Written request:
Look for the string "draw" in every line, and copy each line that has it.
== Data ==
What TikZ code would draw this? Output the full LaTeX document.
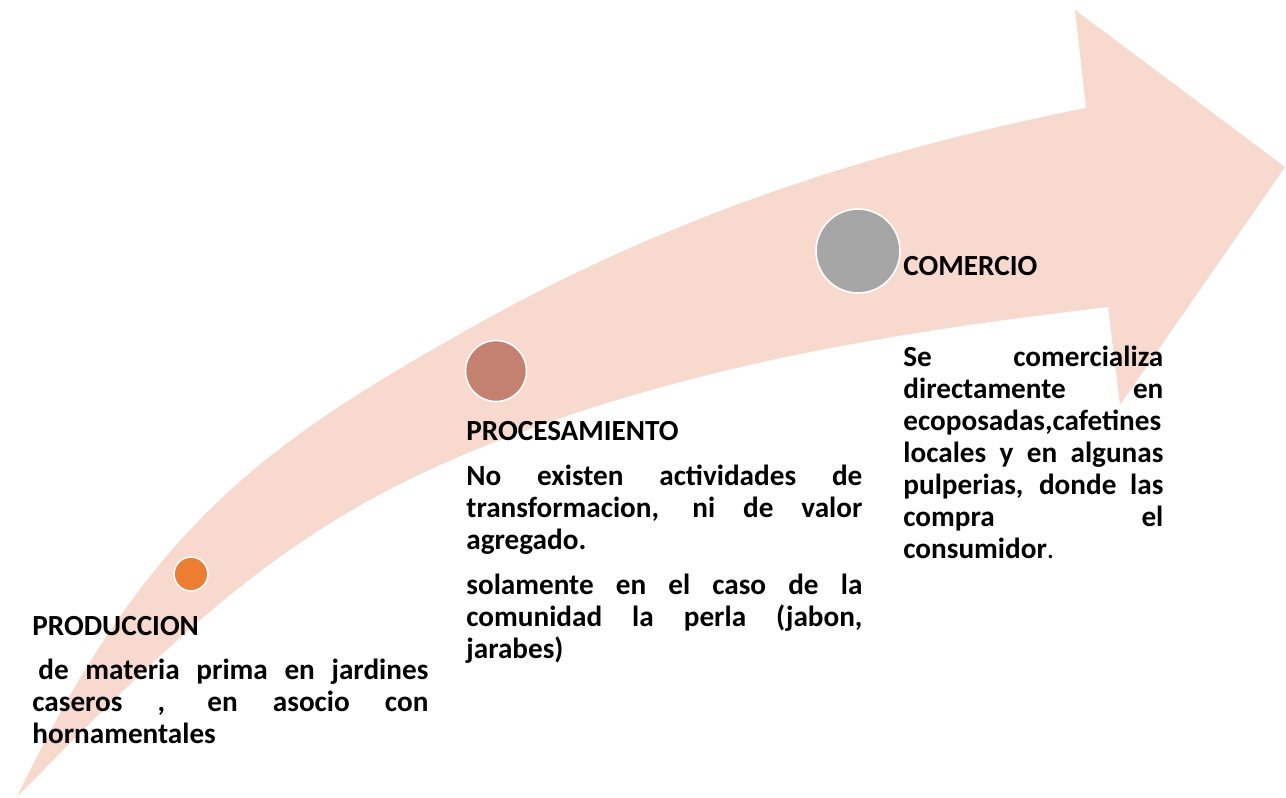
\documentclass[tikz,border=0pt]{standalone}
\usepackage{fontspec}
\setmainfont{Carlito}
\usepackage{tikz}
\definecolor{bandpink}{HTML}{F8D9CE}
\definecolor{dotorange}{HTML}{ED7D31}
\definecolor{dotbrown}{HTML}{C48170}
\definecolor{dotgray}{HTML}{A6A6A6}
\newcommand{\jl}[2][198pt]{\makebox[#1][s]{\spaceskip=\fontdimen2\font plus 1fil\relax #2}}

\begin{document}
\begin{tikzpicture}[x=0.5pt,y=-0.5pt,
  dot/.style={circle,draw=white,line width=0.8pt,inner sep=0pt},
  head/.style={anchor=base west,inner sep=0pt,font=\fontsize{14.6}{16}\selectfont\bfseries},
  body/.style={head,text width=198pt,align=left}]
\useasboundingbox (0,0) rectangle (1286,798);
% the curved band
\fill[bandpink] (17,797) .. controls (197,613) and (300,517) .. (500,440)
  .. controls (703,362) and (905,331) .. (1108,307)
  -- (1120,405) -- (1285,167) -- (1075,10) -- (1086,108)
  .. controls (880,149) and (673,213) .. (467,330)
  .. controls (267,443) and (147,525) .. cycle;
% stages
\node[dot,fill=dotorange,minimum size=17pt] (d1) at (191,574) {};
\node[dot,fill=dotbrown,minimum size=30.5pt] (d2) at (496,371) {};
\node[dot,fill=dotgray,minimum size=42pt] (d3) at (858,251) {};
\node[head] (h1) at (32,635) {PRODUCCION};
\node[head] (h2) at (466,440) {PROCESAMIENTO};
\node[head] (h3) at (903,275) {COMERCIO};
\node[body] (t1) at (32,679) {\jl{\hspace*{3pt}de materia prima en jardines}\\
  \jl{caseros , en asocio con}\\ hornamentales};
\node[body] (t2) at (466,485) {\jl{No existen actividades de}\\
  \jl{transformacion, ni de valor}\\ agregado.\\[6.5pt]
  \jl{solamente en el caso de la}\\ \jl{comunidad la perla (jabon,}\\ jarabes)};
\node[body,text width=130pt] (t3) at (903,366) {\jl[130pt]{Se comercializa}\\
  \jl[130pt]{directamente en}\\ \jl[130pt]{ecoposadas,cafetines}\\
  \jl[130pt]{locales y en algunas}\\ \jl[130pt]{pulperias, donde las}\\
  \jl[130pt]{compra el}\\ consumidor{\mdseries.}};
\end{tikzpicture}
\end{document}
===
== Data ==
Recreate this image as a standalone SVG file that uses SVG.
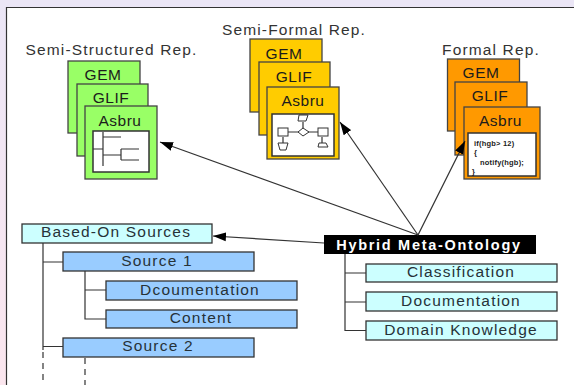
===
== Data ==
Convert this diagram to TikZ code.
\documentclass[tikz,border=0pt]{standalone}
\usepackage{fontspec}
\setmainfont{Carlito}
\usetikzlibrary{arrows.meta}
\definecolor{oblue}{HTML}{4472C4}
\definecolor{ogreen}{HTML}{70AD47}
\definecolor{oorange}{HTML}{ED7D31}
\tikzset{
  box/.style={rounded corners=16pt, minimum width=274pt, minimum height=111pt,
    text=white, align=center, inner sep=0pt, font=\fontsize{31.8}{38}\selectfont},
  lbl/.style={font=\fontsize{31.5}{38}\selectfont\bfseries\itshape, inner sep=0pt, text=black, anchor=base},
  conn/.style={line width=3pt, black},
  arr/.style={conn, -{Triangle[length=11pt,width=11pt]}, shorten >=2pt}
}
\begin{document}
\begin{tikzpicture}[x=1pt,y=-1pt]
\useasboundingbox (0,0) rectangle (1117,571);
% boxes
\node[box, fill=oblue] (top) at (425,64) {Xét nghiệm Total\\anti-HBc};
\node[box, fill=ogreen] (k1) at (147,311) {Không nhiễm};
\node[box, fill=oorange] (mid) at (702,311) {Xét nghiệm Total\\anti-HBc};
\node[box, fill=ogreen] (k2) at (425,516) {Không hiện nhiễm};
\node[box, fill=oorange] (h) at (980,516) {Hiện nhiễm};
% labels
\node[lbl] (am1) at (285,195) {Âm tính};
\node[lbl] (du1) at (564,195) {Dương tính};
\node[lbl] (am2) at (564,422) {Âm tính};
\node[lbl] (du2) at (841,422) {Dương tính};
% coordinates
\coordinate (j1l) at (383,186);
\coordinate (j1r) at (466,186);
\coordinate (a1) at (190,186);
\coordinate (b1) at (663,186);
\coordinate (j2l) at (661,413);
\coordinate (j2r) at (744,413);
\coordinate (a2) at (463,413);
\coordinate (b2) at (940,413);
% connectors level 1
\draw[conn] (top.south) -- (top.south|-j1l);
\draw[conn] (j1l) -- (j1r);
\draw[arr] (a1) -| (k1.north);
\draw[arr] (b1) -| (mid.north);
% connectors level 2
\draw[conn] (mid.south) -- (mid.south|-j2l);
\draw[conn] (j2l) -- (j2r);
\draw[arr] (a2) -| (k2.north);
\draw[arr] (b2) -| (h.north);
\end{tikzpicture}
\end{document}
===
Result for this task:
What TikZ code would draw this? Output the full LaTeX document.
  dot/.style={circle,draw=white,line width=0.8pt,inner sep=0pt},
\draw[conn] (top.south) -- (top.south|-j1l);
\draw[conn] (j1l) -- (j1r);
\draw[arr] (a1) -| (k1.north);
\draw[arr] (b1) -| (mid.north);
\draw[conn] (mid.south) -- (mid.south|-j2l);
\draw[conn] (j2l) -- (j2r);
\draw[arr] (a2) -| (k2.north);
\draw[arr] (b2) -| (h.north);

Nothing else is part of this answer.